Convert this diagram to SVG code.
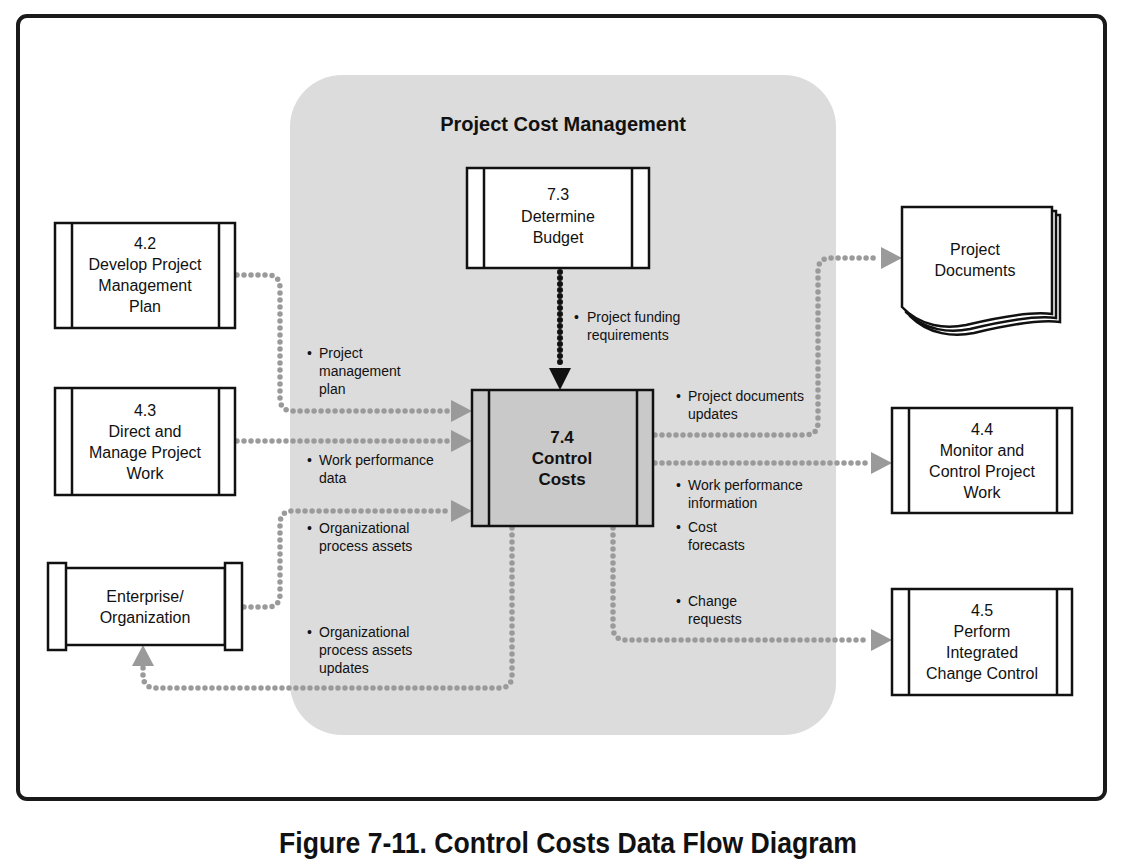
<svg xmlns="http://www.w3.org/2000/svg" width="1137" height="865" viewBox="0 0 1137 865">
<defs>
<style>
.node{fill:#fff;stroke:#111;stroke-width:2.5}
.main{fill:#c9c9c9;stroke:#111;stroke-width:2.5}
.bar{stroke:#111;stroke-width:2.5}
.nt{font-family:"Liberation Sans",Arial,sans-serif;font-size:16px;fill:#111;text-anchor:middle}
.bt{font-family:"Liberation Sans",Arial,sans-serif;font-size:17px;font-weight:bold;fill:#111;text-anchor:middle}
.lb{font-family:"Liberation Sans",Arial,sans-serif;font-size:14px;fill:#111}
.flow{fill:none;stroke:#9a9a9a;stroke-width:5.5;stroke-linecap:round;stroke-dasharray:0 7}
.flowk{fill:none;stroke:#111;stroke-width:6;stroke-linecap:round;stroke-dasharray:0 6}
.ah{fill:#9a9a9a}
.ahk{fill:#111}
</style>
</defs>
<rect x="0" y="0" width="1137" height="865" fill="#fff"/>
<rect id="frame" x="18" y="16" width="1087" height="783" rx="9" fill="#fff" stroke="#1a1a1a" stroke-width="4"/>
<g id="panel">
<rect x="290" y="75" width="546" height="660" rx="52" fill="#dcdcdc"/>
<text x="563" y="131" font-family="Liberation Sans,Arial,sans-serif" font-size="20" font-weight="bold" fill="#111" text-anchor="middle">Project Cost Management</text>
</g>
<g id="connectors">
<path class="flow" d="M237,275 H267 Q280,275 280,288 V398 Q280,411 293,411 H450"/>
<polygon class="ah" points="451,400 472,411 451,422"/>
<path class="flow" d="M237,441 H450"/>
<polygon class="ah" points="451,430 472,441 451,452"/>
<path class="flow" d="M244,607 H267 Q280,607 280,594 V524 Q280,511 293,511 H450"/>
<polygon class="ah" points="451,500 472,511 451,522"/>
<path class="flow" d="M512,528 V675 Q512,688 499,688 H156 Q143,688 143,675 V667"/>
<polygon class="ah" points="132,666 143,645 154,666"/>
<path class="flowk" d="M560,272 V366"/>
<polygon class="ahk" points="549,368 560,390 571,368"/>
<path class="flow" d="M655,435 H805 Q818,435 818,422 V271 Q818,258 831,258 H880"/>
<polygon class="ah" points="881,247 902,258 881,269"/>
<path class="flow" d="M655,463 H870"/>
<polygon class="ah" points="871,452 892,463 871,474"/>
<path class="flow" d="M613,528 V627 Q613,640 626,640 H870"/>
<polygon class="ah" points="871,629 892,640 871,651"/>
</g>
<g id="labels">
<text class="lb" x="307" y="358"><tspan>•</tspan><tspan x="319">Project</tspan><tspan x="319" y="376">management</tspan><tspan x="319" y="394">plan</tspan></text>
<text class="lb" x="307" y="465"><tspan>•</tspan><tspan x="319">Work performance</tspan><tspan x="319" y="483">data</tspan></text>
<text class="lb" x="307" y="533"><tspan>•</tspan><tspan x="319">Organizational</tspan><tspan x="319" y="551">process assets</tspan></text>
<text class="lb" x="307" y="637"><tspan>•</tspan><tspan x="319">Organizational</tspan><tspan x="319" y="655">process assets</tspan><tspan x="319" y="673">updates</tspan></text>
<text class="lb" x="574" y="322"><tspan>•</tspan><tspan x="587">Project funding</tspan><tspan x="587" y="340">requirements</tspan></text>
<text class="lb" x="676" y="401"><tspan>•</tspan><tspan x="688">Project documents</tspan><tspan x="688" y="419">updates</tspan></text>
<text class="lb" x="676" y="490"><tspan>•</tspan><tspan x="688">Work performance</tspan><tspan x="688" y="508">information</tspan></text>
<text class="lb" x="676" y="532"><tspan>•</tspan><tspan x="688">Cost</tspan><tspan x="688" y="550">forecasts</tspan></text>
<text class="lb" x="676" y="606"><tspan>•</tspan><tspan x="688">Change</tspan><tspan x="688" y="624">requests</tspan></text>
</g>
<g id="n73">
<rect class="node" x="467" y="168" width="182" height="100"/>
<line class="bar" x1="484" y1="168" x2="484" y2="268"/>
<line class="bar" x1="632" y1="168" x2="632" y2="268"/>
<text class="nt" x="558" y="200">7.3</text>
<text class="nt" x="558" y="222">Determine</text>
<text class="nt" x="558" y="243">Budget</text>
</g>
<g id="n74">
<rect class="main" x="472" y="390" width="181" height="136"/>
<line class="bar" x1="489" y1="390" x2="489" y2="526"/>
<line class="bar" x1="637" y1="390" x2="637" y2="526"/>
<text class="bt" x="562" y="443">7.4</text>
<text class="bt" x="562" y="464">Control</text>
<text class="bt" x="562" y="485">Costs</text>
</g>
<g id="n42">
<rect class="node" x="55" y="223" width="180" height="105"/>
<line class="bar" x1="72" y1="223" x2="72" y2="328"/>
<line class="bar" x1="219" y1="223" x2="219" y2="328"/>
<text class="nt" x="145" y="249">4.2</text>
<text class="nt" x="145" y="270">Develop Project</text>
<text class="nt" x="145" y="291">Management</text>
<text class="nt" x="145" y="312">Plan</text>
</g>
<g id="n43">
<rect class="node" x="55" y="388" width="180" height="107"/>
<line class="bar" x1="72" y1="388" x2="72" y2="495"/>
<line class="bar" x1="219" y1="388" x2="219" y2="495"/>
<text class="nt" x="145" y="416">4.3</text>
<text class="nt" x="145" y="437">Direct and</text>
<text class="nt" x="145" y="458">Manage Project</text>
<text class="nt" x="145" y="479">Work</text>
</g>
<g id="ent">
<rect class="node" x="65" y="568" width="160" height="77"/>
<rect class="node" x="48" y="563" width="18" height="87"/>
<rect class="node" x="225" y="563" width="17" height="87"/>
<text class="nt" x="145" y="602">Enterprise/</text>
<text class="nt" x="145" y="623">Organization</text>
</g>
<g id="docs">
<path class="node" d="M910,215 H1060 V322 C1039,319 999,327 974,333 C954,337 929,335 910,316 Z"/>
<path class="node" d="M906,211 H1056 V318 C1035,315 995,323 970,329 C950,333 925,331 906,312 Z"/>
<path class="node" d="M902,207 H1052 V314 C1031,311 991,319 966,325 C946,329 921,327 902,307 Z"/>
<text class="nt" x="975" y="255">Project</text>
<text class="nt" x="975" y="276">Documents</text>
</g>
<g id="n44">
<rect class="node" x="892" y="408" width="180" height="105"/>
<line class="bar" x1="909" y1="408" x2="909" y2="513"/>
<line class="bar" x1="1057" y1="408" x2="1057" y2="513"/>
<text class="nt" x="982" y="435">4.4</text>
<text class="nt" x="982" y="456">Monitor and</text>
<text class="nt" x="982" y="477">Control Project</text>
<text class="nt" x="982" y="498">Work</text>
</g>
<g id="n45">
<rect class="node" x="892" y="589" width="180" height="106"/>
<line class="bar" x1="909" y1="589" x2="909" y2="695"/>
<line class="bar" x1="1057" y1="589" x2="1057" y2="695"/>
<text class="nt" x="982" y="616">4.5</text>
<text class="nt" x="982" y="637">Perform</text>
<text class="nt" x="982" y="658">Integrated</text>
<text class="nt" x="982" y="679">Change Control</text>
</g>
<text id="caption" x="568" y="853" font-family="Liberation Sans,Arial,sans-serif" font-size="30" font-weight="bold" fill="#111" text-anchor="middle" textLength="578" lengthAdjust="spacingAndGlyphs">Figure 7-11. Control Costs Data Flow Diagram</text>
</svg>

---+---

◆ **DO THIS**:
Leave out the pictures and retype every line above exactly.

◆ **TASK ANSWER**:
Convert this diagram to SVG code.
<svg xmlns="http://www.w3.org/2000/svg" width="1137" height="865" viewBox="0 0 1137 865">
<defs>
<style>
.node{fill:#fff;stroke:#111;stroke-width:2.5}
.main{fill:#c9c9c9;stroke:#111;stroke-width:2.5}
.bar{stroke:#111;stroke-width:2.5}
.nt{font-family:"Liberation Sans",Arial,sans-serif;font-size:16px;fill:#111;text-anchor:middle}
.bt{font-family:"Liberation Sans",Arial,sans-serif;font-size:17px;font-weight:bold;fill:#111;text-anchor:middle}
.lb{font-family:"Liberation Sans",Arial,sans-serif;font-size:14px;fill:#111}
.flow{fill:none;stroke:#9a9a9a;stroke-width:5.5;stroke-linecap:round;stroke-dasharray:0 7}
.flowk{fill:none;stroke:#111;stroke-width:6;stroke-linecap:round;stroke-dasharray:0 6}
.ah{fill:#9a9a9a}
.ahk{fill:#111}
</style>
</defs>
<rect x="0" y="0" width="1137" height="865" fill="#fff"/>
<rect id="frame" x="18" y="16" width="1087" height="783" rx="9" fill="#fff" stroke="#1a1a1a" stroke-width="4"/>
<g id="panel">
<rect x="290" y="75" width="546" height="660" rx="52" fill="#dcdcdc"/>
<text x="563" y="131" font-family="Liberation Sans,Arial,sans-serif" font-size="20" font-weight="bold" fill="#111" text-anchor="middle">Project Cost Management</text>
</g>
<g id="connectors">
<path class="flow" d="M237,275 H267 Q280,275 280,288 V398 Q280,411 293,411 H450"/>
<polygon class="ah" points="451,400 472,411 451,422"/>
<path class="flow" d="M237,441 H450"/>
<polygon class="ah" points="451,430 472,441 451,452"/>
<path class="flow" d="M244,607 H267 Q280,607 280,594 V524 Q280,511 293,511 H450"/>
<polygon class="ah" points="451,500 472,511 451,522"/>
<path class="flow" d="M512,528 V675 Q512,688 499,688 H156 Q143,688 143,675 V667"/>
<polygon class="ah" points="132,666 143,645 154,666"/>
<path class="flowk" d="M560,272 V366"/>
<polygon class="ahk" points="549,368 560,390 571,368"/>
<path class="flow" d="M655,435 H805 Q818,435 818,422 V271 Q818,258 831,258 H880"/>
<polygon class="ah" points="881,247 902,258 881,269"/>
<path class="flow" d="M655,463 H870"/>
<polygon class="ah" points="871,452 892,463 871,474"/>
<path class="flow" d="M613,528 V627 Q613,640 626,640 H870"/>
<polygon class="ah" points="871,629 892,640 871,651"/>
</g>
<g id="labels">
<text class="lb" x="307" y="358"><tspan>•</tspan><tspan x="319">Project</tspan><tspan x="319" y="376">management</tspan><tspan x="319" y="394">plan</tspan></text>
<text class="lb" x="307" y="465"><tspan>•</tspan><tspan x="319">Work performance</tspan><tspan x="319" y="483">data</tspan></text>
<text class="lb" x="307" y="533"><tspan>•</tspan><tspan x="319">Organizational</tspan><tspan x="319" y="551">process assets</tspan></text>
<text class="lb" x="307" y="637"><tspan>•</tspan><tspan x="319">Organizational</tspan><tspan x="319" y="655">process assets</tspan><tspan x="319" y="673">updates</tspan></text>
<text class="lb" x="574" y="322"><tspan>•</tspan><tspan x="587">Project funding</tspan><tspan x="587" y="340">requirements</tspan></text>
<text class="lb" x="676" y="401"><tspan>•</tspan><tspan x="688">Project documents</tspan><tspan x="688" y="419">updates</tspan></text>
<text class="lb" x="676" y="490"><tspan>•</tspan><tspan x="688">Work performance</tspan><tspan x="688" y="508">information</tspan></text>
<text class="lb" x="676" y="532"><tspan>•</tspan><tspan x="688">Cost</tspan><tspan x="688" y="550">forecasts</tspan></text>
<text class="lb" x="676" y="606"><tspan>•</tspan><tspan x="688">Change</tspan><tspan x="688" y="624">requests</tspan></text>
</g>
<g id="n73">
<rect class="node" x="467" y="168" width="182" height="100"/>
<line class="bar" x1="484" y1="168" x2="484" y2="268"/>
<line class="bar" x1="632" y1="168" x2="632" y2="268"/>
<text class="nt" x="558" y="200">7.3</text>
<text class="nt" x="558" y="222">Determine</text>
<text class="nt" x="558" y="243">Budget</text>
</g>
<g id="n74">
<rect class="main" x="472" y="390" width="181" height="136"/>
<line class="bar" x1="489" y1="390" x2="489" y2="526"/>
<line class="bar" x1="637" y1="390" x2="637" y2="526"/>
<text class="bt" x="562" y="443">7.4</text>
<text class="bt" x="562" y="464">Control</text>
<text class="bt" x="562" y="485">Costs</text>
</g>
<g id="n42">
<rect class="node" x="55" y="223" width="180" height="105"/>
<line class="bar" x1="72" y1="223" x2="72" y2="328"/>
<line class="bar" x1="219" y1="223" x2="219" y2="328"/>
<text class="nt" x="145" y="249">4.2</text>
<text class="nt" x="145" y="270">Develop Project</text>
<text class="nt" x="145" y="291">Management</text>
<text class="nt" x="145" y="312">Plan</text>
</g>
<g id="n43">
<rect class="node" x="55" y="388" width="180" height="107"/>
<line class="bar" x1="72" y1="388" x2="72" y2="495"/>
<line class="bar" x1="219" y1="388" x2="219" y2="495"/>
<text class="nt" x="145" y="416">4.3</text>
<text class="nt" x="145" y="437">Direct and</text>
<text class="nt" x="145" y="458">Manage Project</text>
<text class="nt" x="145" y="479">Work</text>
</g>
<g id="ent">
<rect class="node" x="65" y="568" width="160" height="77"/>
<rect class="node" x="48" y="563" width="18" height="87"/>
<rect class="node" x="225" y="563" width="17" height="87"/>
<text class="nt" x="145" y="602">Enterprise/</text>
<text class="nt" x="145" y="623">Organization</text>
</g>
<g id="docs">
<path class="node" d="M910,215 H1060 V322 C1039,319 999,327 974,333 C954,337 929,335 910,316 Z"/>
<path class="node" d="M906,211 H1056 V318 C1035,315 995,323 970,329 C950,333 925,331 906,312 Z"/>
<path class="node" d="M902,207 H1052 V314 C1031,311 991,319 966,325 C946,329 921,327 902,307 Z"/>
<text class="nt" x="975" y="255">Project</text>
<text class="nt" x="975" y="276">Documents</text>
</g>
<g id="n44">
<rect class="node" x="892" y="408" width="180" height="105"/>
<line class="bar" x1="909" y1="408" x2="909" y2="513"/>
<line class="bar" x1="1057" y1="408" x2="1057" y2="513"/>
<text class="nt" x="982" y="435">4.4</text>
<text class="nt" x="982" y="456">Monitor and</text>
<text class="nt" x="982" y="477">Control Project</text>
<text class="nt" x="982" y="498">Work</text>
</g>
<g id="n45">
<rect class="node" x="892" y="589" width="180" height="106"/>
<line class="bar" x1="909" y1="589" x2="909" y2="695"/>
<line class="bar" x1="1057" y1="589" x2="1057" y2="695"/>
<text class="nt" x="982" y="616">4.5</text>
<text class="nt" x="982" y="637">Perform</text>
<text class="nt" x="982" y="658">Integrated</text>
<text class="nt" x="982" y="679">Change Control</text>
</g>
<text id="caption" x="568" y="853" font-family="Liberation Sans,Arial,sans-serif" font-size="30" font-weight="bold" fill="#111" text-anchor="middle" textLength="578" lengthAdjust="spacingAndGlyphs">Figure 7-11. Control Costs Data Flow Diagram</text>
</svg>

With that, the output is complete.